Supplied information

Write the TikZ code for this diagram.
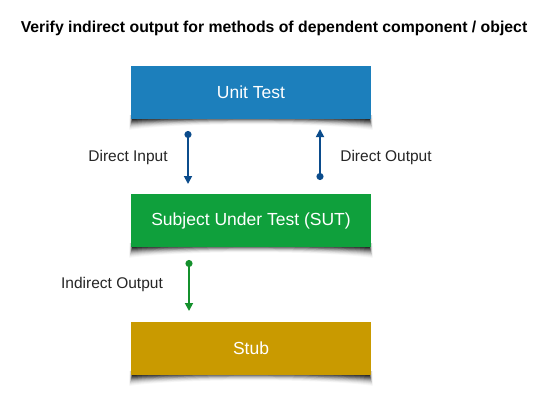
\documentclass[tikz,border=0pt]{standalone}
\usepackage{fontspec}
\setmainfont{Liberation Sans}
\usetikzlibrary{arrows.meta}
\definecolor{utblue}{HTML}{1C7FBC}
\definecolor{sutgreen}{HTML}{0FA03C}
\definecolor{stubgold}{HTML}{C99A00}
\definecolor{arrblue}{HTML}{0B4C8C}
\definecolor{arrgreen}{HTML}{14902C}
\begin{document}
\begin{tikzpicture}[x=1pt,y=-1pt,
  card/.style={minimum width=240pt,minimum height=53pt,inner sep=0pt,text=white,font=\fontsize{17.5}{20}\selectfont},
  lbl/.style={font=\fontsize{15.5}{18}\selectfont,text=black!85},
  flow/.style={line width=1.7pt,{Circle[length=7pt]}-{Triangle[length=8pt,width=8pt]}}]
\useasboundingbox (0,0) rectangle (560,407);
\fill[white] (0,0) rectangle (560,407);
\node[font=\bfseries\fontsize{15.8}{19}\selectfont] (title) at (274,28) {Verify indirect output for methods of dependent component / object};
% shadows
\foreach \yy in {119,247,375}{
  \foreach \i/\o in {0/0.35,1/0.28,2/0.22,3/0.18,4/0.14,5/0.10,6/0.08,7/0.06,8/0.04,9/0.03}{
    \fill[black,opacity=\o] (133-\i*0.4,\yy-4) -- (369+\i*0.4,\yy-4) -- (370+\i*0.3,\yy+1+\i*1.1)
      .. controls (320,\yy-2+\i*0.6) and (182,\yy-2+\i*0.6) .. (132-\i*0.3,\yy+1+\i*1.1) -- cycle;
  }
}
\node[card,fill=utblue] (ut) at (251,92.5) {Unit Test};
\node[card,fill=sutgreen] (sut) at (251,220.5) {Subject Under Test (SUT)};
\node[card,fill=stubgold] (stub) at (251,348.5) {Stub};
\coordinate (a1) at (188,131);
\coordinate (a2) at (188,184);
\coordinate (b1) at (320,180);
\coordinate (b2) at (320,129);
\coordinate (c1) at (189,260);
\coordinate (c2) at (189,311);
\draw[flow,arrblue] (a1) -- (a2);
\draw[flow,arrblue] (b1) -- (b2);
\draw[flow,arrgreen] (c1) -- (c2);
\node[lbl] (din) at (128,157) {Direct Input};
\node[lbl] (dout) at (386,157) {Direct Output};
\node[lbl] (iout) at (112,284) {Indirect Output};
\end{tikzpicture}
\end{document}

Written instruction
Repeat the data exactly, dropping every picture it holds.

Task response
Write the TikZ code for this diagram.
\documentclass[tikz,border=0pt]{standalone}
\usepackage{fontspec}
\setmainfont{Liberation Sans}
\usetikzlibrary{arrows.meta}
\definecolor{utblue}{HTML}{1C7FBC}
\definecolor{sutgreen}{HTML}{0FA03C}
\definecolor{stubgold}{HTML}{C99A00}
\definecolor{arrblue}{HTML}{0B4C8C}
\definecolor{arrgreen}{HTML}{14902C}
\begin{document}
\begin{tikzpicture}[x=1pt,y=-1pt,
  card/.style={minimum width=240pt,minimum height=53pt,inner sep=0pt,text=white,font=\fontsize{17.5}{20}\selectfont},
  lbl/.style={font=\fontsize{15.5}{18}\selectfont,text=black!85},
  flow/.style={line width=1.7pt,{Circle[length=7pt]}-{Triangle[length=8pt,width=8pt]}}]
\useasboundingbox (0,0) rectangle (560,407);
\fill[white] (0,0) rectangle (560,407);
\node[font=\bfseries\fontsize{15.8}{19}\selectfont] (title) at (274,28) {Verify indirect output for methods of dependent component / object};
% shadows
\foreach \yy in {119,247,375}{
  \foreach \i/\o in {0/0.35,1/0.28,2/0.22,3/0.18,4/0.14,5/0.10,6/0.08,7/0.06,8/0.04,9/0.03}{
    \fill[black,opacity=\o] (133-\i*0.4,\yy-4) -- (369+\i*0.4,\yy-4) -- (370+\i*0.3,\yy+1+\i*1.1)
      .. controls (320,\yy-2+\i*0.6) and (182,\yy-2+\i*0.6) .. (132-\i*0.3,\yy+1+\i*1.1) -- cycle;
  }
}
\node[card,fill=utblue] (ut) at (251,92.5) {Unit Test};
\node[card,fill=sutgreen] (sut) at (251,220.5) {Subject Under Test (SUT)};
\node[card,fill=stubgold] (stub) at (251,348.5) {Stub};
\coordinate (a1) at (188,131);
\coordinate (a2) at (188,184);
\coordinate (b1) at (320,180);
\coordinate (b2) at (320,129);
\coordinate (c1) at (189,260);
\coordinate (c2) at (189,311);
\draw[flow,arrblue] (a1) -- (a2);
\draw[flow,arrblue] (b1) -- (b2);
\draw[flow,arrgreen] (c1) -- (c2);
\node[lbl] (din) at (128,157) {Direct Input};
\node[lbl] (dout) at (386,157) {Direct Output};
\node[lbl] (iout) at (112,284) {Indirect Output};
\end{tikzpicture}
\end{document}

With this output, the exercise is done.